"And in these days prophets came from Jerusalem to Antioch. Then one of them, named Agabus, stood up and showed by the Spirit that there was going to be a great famine throughout all the world, which also happened in the days of Claudius Caesar. Then the disciples, each according to his ability, determined to send relief to the brethren dwelling in Judea. This they also did, and sent it to the elders by the hands of Barnabas and Saul" (Acts 11:27-30).
Claudius is the only Caesar mentioned explicitly by New Testament writers and he reigned from 41 - 54 A.D. Secular historians confirm a severe famine occurred during that period (cf. Suetonius, Tacitus, & Josephus). These verses show, once again, the loving and generous spirit of the early church. When a need arose or was anticipated prophetically (in this case a famine), disciples who had the means to offer assistance did so of their own free will. "Ability" can be defined here as having both the resources (cf. II Cor. 8:12) and opportunity to accomplish the task under consideration. The money for relief that was collected was then transported to Judea by Barnabas and Saul. They would take it to the elders (presumably of the Jerusalem church) who would then distribute it as needed. This is the first reference of elders in the church (obviously, they were appointed sometime previously in accordance with the divine requirements; cf. I Tim. 3; Titus 1). Having at least two men involved in the transfer of the funds was most expedient for accountability purposes. It is believed that the primary makeup of the church in Antioch at this time was Gentile. Thus, their generosity is even more significant for we have Gentiles helping Jews! It would seem the influence of the generous Barnabas rubbed off on them.
"Now about that time Herod the king stretched out his hand to harass some from the church. Then he killed James the brother of John with the sword. And because he saw that it pleased the Jews, he proceeded further to seize Peter also. Now it was during the Days of Unleavened Bread. So when he had arrested him, he put him in prison, and delivered him to four squads of soldiers to keep him, intending to bring him before the people after Passover" (Acts 12:1-4).
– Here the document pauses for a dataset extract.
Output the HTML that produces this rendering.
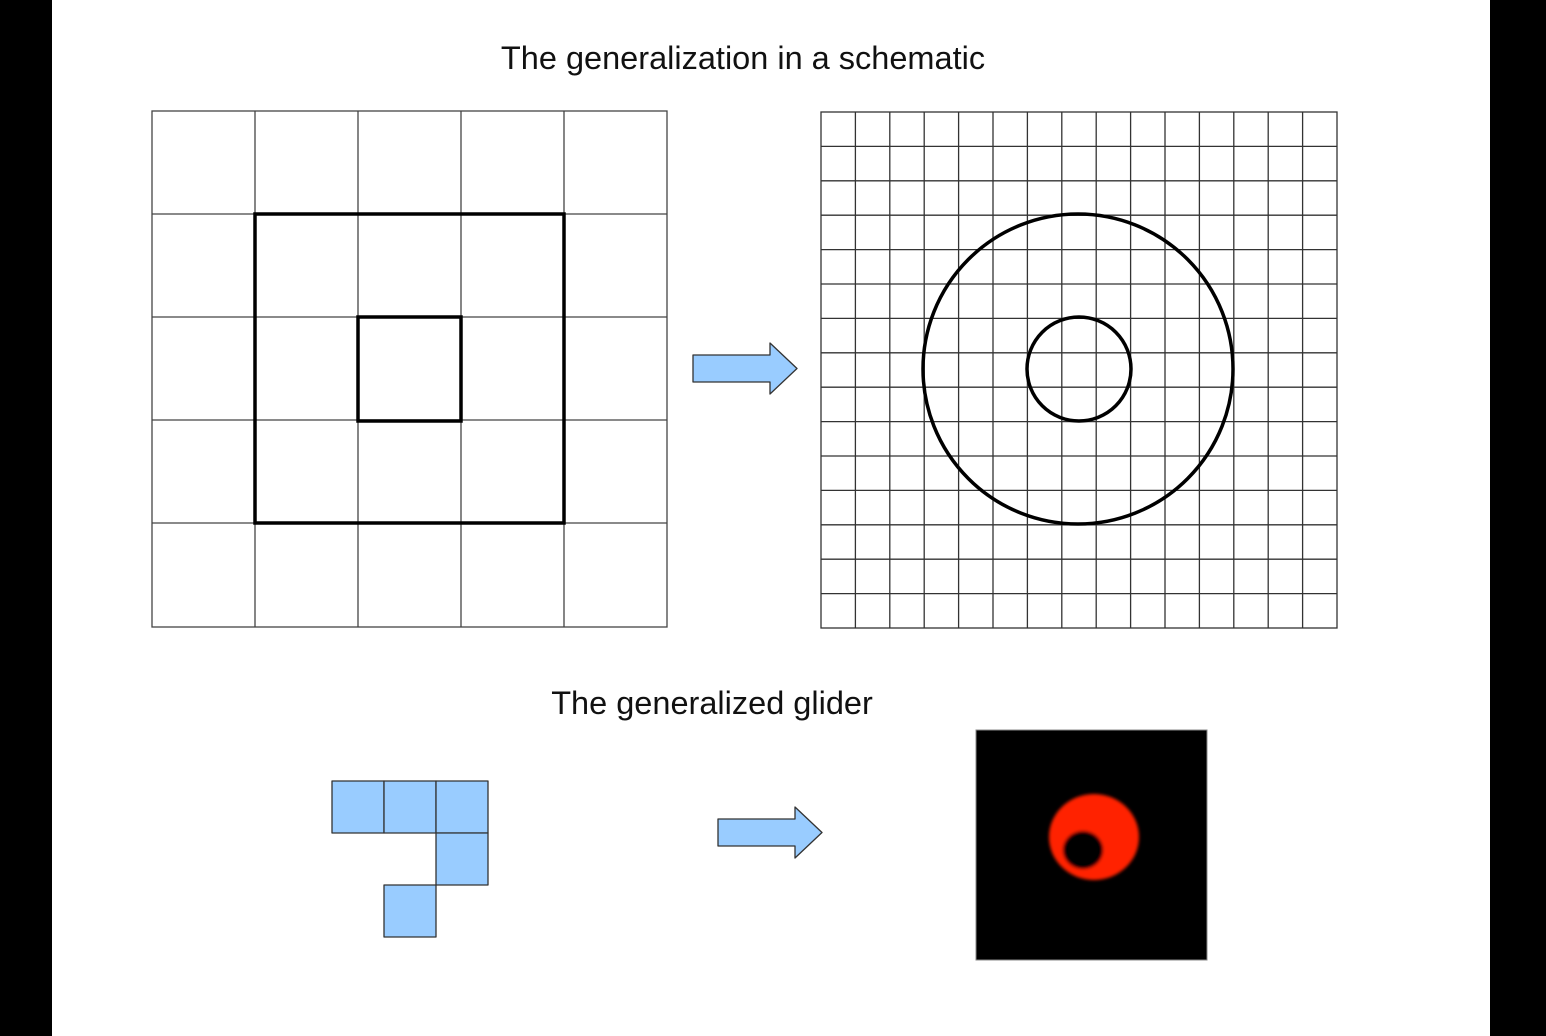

Although the initial motivation of Herod Agrippa behind his harassment of the church is not revealed, his continued persecution of Christians was encouraged because "he saw that it pleased the Jews." Not surprisingly, the Jews, who rejected Jesus Christ and the gospel message spread widely by the apostles and disciples, would find satisfaction in any government official making life difficult on Christians (particularly when they executed them!). Prior to this point, the persecution had come from the Jewish religious officials (and it seems possible they may have initially encouraged Agrippa's aggression against the church).
James, the brother of John, is the first apostle to be martyred (cf. Mark 10:39). He died by the sword (presumably via beheading). Although Judas Iscariot, after committing suicide, was replaced (in accordance with prophecy), there is no record of James being replaced as an apostle. Such points to the fact that the position of apostle was intended to be temporary in the church (as were the miraculous gifts) and not a permanent part of Christianity (unlike elders, deacons, and evangelists).
Herod was then emboldened to arrest Peter. He likely intended to put him to death also, but was delayed due to the Feast of Unleavened Bread (an execution would have seemed out of place at that time). In the meantime, he has Peter under guard by four soldiers at all time (sixteen total)! He is making sure (or so he thinks) that Peter will not escape! He doesn't want a repeat of what happened in Acts 5:19ff.